Guiding boards. Growing business.

Boardroom Conversations for the Future

In drafting this piece about what the Fourth Industrial Revolution (also known as 4IR) means for us as boards and directors, I am inspired by this tweet of a friend and colleague of mine, Richard Mulholland:

The point is for directors to consider the idea of 4IR as potentially more of an evolution. The challenge is that so many boards throughout history have missed the point around what is happening in the world and ultimately the impact on their businesses.

Lift Your Eyes

I believe that 4IR begs a discussion around boardroom performance and how directors and boards ensure that time is being focused away from the immediate to what is happening next year, in five years’ time, in 20 years’ time and so on. Let us consider some examples.

If you are in the fishing industry, are you as a board having a conversation around topics such as those highlighted in Netflix’s Seaspiracy? Do you discuss whether you agree with, disagree with or are ambivalent to the movie’s content? What is the board’s position on it? Are you thinking about the impact of environmental change on the sea and fishing stocks, and what the implication could be for your industry in 10 years’ time?

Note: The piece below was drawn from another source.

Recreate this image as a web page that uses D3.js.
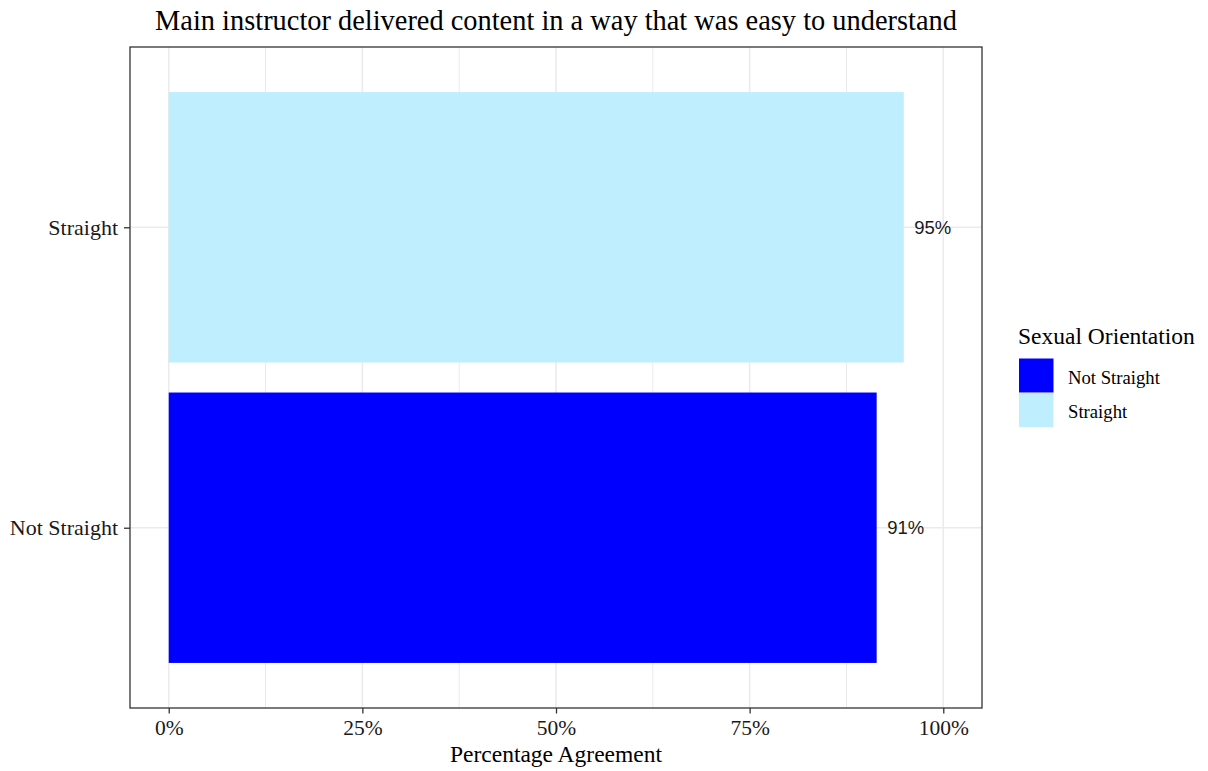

If you are in the automotive industry, are you as a board discussing what fundamental changes the move from petrol- and diesel-driven cars to electric vehicles could make? Those of us based in Africa may think that it is so far off that it is irrelevant to our business. On the other hand though, it was only 30 years ago that South Africa became the birthplace of prepaid cell phones thanks to essentially jumping the transition from a home-based telephone network to focusing predominantly on mobile (a product of its citizens’ severe lack of accessibility to credit at the time).

Look Beyond Tomorrow

I am not trying to scare you as a director around what the future may bring (I think there is enough going on in the world to do that and to give you that perspective). I am rather encouraging you to lift your eyes to look at what the Fourth Industrial Revolution – or evolution, as it may be – could do and will do to your business.

In my experience in the boardroom and in the boardrooms that I have the privilege to observe, boards tend to be too focused on today and tomorrow i.e. getting the job done, getting through today’s agenda, moving on to the next meeting with a business that they need to get involved in or save, or sorting out operational problems. This leaves little or no time for looking further ahead.

Are you looking beyond tomorrow? Is a blue-sky discussion regularly on your board’s agenda?

While doing this every month (or at every board meeting depending on how often you have them) is not necessarily practical or even possible, looking at the big picture is vital: Discuss what it is and what could fundamentally change the business.

Boards must also be prepared to have the discussion about what happens if their industry is destroyed: What product could displace us as a business? What technology that we use is more than 30 years old and, therefore, ripe for change? What paradigm is our business based on that could be challenged as the world goes through further evolution?

Keep an Eye Out

My recommendation for any director is to take time as an individual every month to read about your industry. Then, when time is allocated in the boardroom to have the blue-sky discussion, do not allow fellow directors to say that what you share is irrelevant or will never happen. After all, the whole purpose of the Fourth Industrial Revolution (or evolution) discussion is to talk about things that seem absurd, different, unlikely or impossible.

Often, it is best to start this discussion away from the boardroom table – rather when on the walkabout, having a look in the factory or talking to other people in your business. Learn from others’ insights and experiences at the coalface.

Whether you consider 4IR to be true or not, one thing we can be certain of is that the world will change. Is your board and business giving enough thought to whether it is changing fast enough to remain relevant?